SMD Stencil and Laser Stencil

Laser-Cut SMD Stencils for Precise Soldering

For assembling surface mount devices or SMDs on a PCB, assemblers require a stencil. They use the stencil as a guide to depositing the correct amount of solder paste on the footprint pads on a circuit board. Rush PCB UK recommends using laser-cut stencils to achieve high-quality soldering.

SMD Stencils

Most SMD stencils are made of thin stainless steel foils with openings for the solder paste to pass through. The operator places the stencil on the board and registers the openings to match with the component pads. They apply a small amount of solder paste on the stencil and drag it across with a metal squeegee.

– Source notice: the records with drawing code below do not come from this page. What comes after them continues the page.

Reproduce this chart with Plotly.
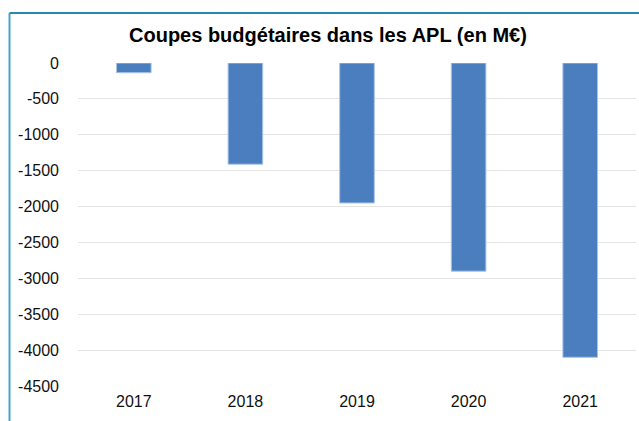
import plotly.graph_objects as go

years = ["2017", "2018", "2019", "2020", "2021"]
cuts = [-135, -1410, -1950, -2900, -4100]
y_ticks = [0, -500, -1000, -1500, -2000, -2500, -3000, -3500, -4000, -4500]
title_text = "Coupes budgétaires dans les APL (en M€)"

W, H = 639, 421
L, R, T, B = 78, 3, 63, 35
pw, ph = W - L - R, H - T - B

def px_x(x):
    return (x - L) / pw

def px_y(y):
    return (H - B - y) / ph

fig = go.Figure()
fig.add_trace(go.Bar(
    x=years, y=cuts,
    marker=dict(color="#4a7ebf", line=dict(color="#a8c3e6", width=1)),
    width=0.31,
))

fig.update_layout(
    width=W, height=H,
    margin=dict(l=L, r=R, t=T, b=B),
    paper_bgcolor="white", plot_bgcolor="white",
    showlegend=False,
    font=dict(family="Liberation Sans, Arial, sans-serif", size=16, color="#111111"),
    xaxis=dict(showgrid=False, showline=False, zeroline=False, ticks="",
               ticklabelstandoff=4, tickfont=dict(size=16)),
    yaxis=dict(range=[-4500, 0], tickvals=y_ticks, ticktext=[str(v) for v in y_ticks],
               showgrid=True, gridcolor="#e4e4e4", gridwidth=1,
               zeroline=False, showline=False, ticks="", ticklabelstandoff=18,
               tickfont=dict(size=16)),
)

fig.add_annotation(
    text="<b>" + title_text + "</b>",
    xref="paper", yref="paper", x=px_x(328), y=px_y(35),
    xanchor="center", yanchor="middle", showarrow=False,
    font=dict(family="Liberation Sans Narrow, Arial Narrow, Liberation Sans, sans-serif",
              size=20, color="black"),
)

frame_color = "#4aa3c8"
fig.add_shape(type="line", xref="paper", yref="paper",
              x0=px_x(9.5), y0=px_y(421), x1=px_x(9.5), y1=px_y(13),
              line=dict(color=frame_color, width=2))
fig.add_shape(type="line", xref="paper", yref="paper",
              x0=px_x(9.5), y0=px_y(13), x1=px_x(639), y1=px_y(13),
              line=dict(color="#2a88b0", width=2))

fig.write_html("out.html")
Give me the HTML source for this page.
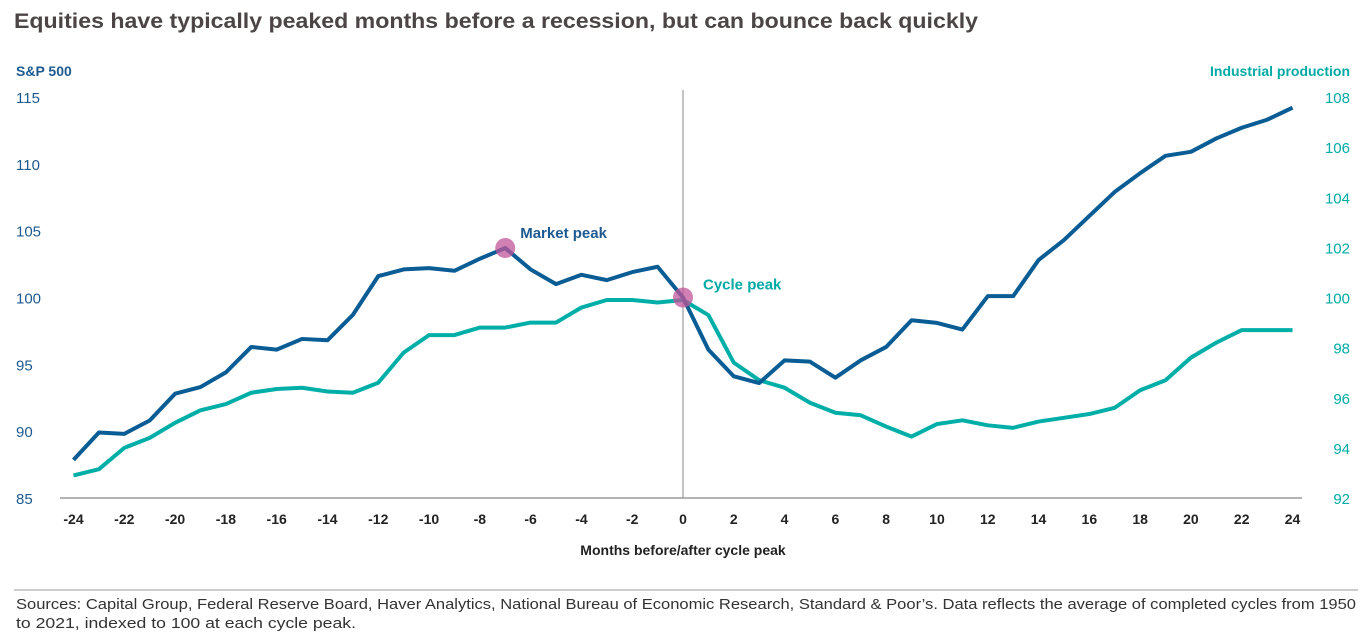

The solder paste passes through the openings in the stencil and deposits on the pads on the board.

Laser Stencils

To cut the openings in the stencil accurately, manufacturers use laser beams. The tiny beam of a laser is smaller than any metal tool, and therefore, can make more accurate cuts. Electro-polishing the edges of the cut make them smooth enough to release the solder paste easily.

Most laser stencils are made of stainless steel, although nickel stencils are also available. Manufacturers make the openings in the stencil using lasers. Using laser has the advantage of achieving high precision and low processing time, as there are no photo films involved. The apertures in the stencil are highly accurate when cut with lasers.

Even when cut with high-precision lasers, the walls of the apertures usually have tiny burs. These hamper the smooth transfer of solder paste from the stencil to the board. A process of electro-polishing or nickel plating removes the tiny burs, improving the transfer of solder paste.

SMD Stencil and Laser Stencil

Stencil Thickness

The amount of solder paste deposit required on the pads defines the stencil thickness. SMD stencils are typically 0.006 to 0.010 inches thick. The thickness of the stencil is important to achieve quality solder joints.

If the SMD stencil is thicker than necessary, it will deposit a high volume of solder paste. During reflow, this may cause problems for fine pitch SMDs, as the excess solder may join to create shorts. On the other hand, the high volume of solder paste may also make it stick to the edges of the opening on the stencil, affecting its transfer efficiency, and subsequent transfers. if the stencil is thin, the solder paste it deposits may not be enough to properly form a proper solder joint.

Stencil Aperture

To improve the transfer efficiency of SMD stencils, manufacturers follow stencil aperture rules. Ideally, the amount of solder paste held in the opening of a stencil should transfer totally and completely to the pad, after the operator lifts the stencil. However, this does not happen in reality. A small amount of solder paste sticks to the stencil opening walls. The ratio of the solder paste volume deposited by the stencil to the calculated volume is the transfer efficiency of the stencil, and should ideally be 1 for a specific stencil.

Stencil manufacturers follow a mathematical relationship between the stencil thickness and the stencil opening, to maximize the transfer efficiency. The aperture is usually trapezoidal, such that the bottom opening is wider than the opening at the top of the stencil. This helps to increase the transfer efficiency.

Care of Stencils

After using a stencil, the operator must thoroughly clean it to get rid of any remaining solder paste. Rush PCB UK recommends storing stencils vertically in a suitably protective environment.